INSTRUCTIONS FOR THE TASK - Open with the line that has "Rebuild this chart"; close with the line that has "62, 64, 66, 68, 70, 72, 74, 76, 78, 80]". Retype those lines exactly, images excluded.

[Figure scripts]
>> start

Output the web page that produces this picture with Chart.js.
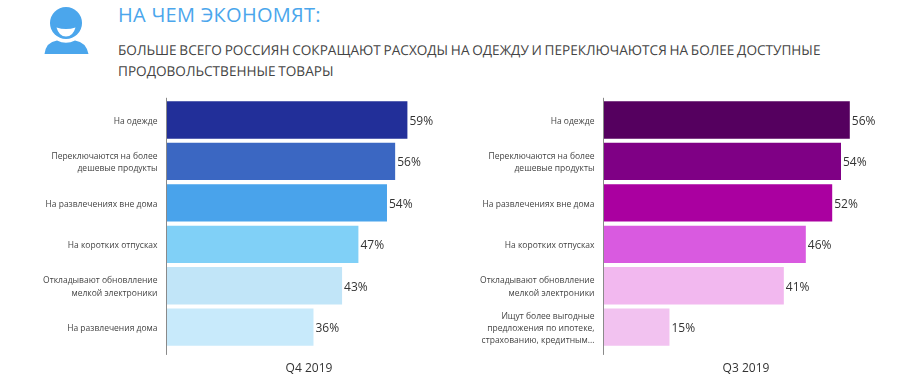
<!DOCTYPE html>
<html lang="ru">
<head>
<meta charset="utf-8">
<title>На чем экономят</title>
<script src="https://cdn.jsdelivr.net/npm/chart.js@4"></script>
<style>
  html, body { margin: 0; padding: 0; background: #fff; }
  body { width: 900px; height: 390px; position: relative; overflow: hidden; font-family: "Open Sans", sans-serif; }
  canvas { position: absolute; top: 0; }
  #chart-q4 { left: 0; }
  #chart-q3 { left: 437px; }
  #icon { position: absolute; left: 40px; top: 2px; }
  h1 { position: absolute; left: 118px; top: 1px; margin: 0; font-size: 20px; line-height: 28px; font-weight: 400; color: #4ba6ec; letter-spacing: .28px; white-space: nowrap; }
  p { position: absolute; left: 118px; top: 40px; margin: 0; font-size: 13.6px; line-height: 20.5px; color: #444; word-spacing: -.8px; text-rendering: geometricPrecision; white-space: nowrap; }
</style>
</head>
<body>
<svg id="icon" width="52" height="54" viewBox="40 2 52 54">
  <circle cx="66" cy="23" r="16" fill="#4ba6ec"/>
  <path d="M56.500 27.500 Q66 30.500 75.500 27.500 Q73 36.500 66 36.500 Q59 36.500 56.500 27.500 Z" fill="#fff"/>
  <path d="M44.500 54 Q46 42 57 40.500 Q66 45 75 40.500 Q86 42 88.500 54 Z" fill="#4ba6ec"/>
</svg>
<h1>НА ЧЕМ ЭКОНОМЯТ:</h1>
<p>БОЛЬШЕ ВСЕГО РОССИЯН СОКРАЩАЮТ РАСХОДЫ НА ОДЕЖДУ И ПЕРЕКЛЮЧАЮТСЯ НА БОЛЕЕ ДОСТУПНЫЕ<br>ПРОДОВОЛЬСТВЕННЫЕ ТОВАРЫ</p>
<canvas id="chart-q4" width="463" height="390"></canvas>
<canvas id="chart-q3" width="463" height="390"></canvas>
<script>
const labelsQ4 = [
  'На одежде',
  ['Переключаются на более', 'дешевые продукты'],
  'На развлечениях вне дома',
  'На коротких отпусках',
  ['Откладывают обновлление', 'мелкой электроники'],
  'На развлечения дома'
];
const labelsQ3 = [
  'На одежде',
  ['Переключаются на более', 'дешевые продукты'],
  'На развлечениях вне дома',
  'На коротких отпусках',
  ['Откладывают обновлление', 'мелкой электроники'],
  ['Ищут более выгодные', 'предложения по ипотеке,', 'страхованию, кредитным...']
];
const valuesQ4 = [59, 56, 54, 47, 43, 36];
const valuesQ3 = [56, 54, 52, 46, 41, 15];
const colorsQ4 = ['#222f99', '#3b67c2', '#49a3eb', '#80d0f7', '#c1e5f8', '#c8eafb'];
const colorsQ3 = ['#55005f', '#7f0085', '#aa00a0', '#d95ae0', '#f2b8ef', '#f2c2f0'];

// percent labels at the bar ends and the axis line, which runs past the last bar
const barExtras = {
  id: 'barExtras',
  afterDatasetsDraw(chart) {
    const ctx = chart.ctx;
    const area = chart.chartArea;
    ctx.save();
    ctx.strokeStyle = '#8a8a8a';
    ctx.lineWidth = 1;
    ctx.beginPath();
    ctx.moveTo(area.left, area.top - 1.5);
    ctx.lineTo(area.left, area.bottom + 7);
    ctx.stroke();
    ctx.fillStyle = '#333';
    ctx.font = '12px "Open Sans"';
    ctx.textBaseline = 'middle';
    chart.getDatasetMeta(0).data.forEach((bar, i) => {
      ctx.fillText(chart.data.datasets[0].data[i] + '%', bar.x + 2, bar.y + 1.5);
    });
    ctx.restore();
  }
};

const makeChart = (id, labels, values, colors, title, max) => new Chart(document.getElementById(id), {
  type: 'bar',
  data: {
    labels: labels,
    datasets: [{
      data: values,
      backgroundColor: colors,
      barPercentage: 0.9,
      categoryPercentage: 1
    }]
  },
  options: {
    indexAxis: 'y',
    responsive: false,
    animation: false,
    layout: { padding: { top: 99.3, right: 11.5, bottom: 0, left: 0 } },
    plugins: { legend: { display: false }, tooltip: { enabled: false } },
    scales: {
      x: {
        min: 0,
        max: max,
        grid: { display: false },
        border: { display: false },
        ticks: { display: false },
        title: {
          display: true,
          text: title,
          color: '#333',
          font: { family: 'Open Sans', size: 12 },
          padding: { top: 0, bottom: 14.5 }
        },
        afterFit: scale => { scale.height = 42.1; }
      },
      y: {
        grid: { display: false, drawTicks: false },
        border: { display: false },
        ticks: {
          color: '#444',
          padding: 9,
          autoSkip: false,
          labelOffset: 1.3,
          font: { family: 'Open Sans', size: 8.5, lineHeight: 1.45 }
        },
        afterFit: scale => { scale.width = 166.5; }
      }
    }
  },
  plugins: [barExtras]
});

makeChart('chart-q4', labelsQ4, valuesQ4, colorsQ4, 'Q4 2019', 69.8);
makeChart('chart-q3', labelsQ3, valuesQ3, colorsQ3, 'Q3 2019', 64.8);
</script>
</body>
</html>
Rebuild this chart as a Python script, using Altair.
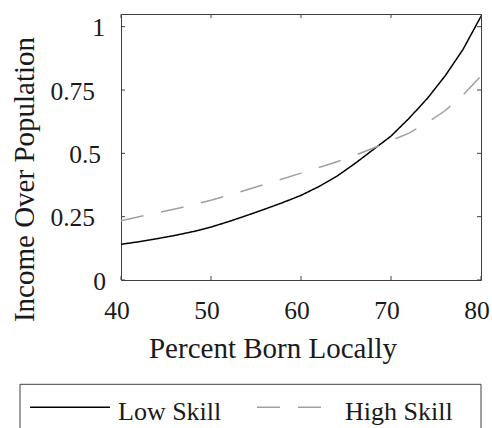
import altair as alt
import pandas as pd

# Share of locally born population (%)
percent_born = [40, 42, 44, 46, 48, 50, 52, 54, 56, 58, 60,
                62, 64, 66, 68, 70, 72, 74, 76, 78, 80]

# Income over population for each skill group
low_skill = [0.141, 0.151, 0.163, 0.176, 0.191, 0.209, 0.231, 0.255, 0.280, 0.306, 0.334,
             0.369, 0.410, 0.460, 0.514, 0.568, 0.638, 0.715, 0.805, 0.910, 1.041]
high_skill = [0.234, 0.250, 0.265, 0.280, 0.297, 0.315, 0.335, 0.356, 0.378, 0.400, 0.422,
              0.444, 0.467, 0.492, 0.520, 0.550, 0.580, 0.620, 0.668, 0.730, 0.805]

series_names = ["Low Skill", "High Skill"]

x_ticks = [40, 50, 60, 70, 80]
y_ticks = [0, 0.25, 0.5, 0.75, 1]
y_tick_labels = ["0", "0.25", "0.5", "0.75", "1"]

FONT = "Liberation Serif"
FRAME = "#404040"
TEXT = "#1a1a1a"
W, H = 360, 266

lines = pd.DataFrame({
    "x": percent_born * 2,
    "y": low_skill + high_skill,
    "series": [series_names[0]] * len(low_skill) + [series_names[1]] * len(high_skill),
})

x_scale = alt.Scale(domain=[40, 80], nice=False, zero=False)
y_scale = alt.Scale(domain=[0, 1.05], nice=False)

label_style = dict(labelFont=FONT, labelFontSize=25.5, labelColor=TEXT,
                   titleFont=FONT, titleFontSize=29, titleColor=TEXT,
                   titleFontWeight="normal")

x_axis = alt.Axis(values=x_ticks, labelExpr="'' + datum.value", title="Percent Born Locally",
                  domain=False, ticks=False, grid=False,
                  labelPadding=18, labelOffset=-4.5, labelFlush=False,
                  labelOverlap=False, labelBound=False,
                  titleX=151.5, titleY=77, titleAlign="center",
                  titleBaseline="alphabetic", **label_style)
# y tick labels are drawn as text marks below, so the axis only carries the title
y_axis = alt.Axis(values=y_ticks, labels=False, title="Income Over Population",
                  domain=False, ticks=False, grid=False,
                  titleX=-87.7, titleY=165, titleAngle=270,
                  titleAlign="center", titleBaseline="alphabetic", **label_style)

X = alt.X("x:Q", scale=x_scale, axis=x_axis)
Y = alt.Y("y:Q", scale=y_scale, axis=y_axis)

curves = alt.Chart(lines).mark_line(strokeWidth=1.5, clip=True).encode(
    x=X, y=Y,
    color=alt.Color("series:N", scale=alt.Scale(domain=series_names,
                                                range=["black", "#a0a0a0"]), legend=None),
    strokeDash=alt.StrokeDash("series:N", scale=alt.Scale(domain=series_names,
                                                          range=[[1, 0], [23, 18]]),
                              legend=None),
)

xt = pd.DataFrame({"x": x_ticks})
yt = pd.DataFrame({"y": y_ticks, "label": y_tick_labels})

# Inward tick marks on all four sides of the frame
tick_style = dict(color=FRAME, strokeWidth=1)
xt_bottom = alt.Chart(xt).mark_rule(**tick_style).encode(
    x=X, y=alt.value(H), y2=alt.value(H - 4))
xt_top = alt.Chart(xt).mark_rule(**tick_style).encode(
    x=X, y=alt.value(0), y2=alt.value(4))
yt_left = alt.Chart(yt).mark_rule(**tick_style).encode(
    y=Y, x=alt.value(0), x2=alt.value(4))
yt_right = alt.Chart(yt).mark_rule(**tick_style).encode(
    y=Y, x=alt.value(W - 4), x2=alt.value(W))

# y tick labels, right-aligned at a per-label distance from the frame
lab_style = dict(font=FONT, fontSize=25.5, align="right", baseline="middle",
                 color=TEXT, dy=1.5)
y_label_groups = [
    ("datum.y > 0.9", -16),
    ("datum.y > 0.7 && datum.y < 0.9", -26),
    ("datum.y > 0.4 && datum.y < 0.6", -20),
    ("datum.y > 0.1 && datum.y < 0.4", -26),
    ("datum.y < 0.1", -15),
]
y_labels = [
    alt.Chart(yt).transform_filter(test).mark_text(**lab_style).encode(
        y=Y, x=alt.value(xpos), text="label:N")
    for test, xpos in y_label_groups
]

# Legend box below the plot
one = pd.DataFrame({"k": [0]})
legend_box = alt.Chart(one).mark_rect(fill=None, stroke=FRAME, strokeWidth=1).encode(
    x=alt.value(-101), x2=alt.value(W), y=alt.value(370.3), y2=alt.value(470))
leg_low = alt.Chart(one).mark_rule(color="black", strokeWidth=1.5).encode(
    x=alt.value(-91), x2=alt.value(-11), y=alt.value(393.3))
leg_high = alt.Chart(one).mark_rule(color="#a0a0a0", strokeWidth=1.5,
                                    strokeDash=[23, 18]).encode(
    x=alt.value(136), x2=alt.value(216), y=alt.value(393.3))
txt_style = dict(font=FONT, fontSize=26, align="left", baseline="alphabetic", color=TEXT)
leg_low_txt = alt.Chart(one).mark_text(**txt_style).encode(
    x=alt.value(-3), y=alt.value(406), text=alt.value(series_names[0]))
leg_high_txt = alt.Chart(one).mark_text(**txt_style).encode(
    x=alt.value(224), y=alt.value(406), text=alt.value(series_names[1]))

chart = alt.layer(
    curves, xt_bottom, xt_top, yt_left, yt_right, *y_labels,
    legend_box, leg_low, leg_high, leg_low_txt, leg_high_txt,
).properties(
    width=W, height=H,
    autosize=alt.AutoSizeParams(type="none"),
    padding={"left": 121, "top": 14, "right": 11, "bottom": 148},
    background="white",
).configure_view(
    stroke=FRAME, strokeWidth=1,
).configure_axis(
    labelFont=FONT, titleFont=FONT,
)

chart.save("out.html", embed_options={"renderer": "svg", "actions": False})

>> end

RESULT -
Rebuild this chart as a Python script, using Altair.
import altair as alt
import pandas as pd

# Share of locally born population (%)
percent_born = [40, 42, 44, 46, 48, 50, 52, 54, 56, 58, 60,
                62, 64, 66, 68, 70, 72, 74, 76, 78, 80]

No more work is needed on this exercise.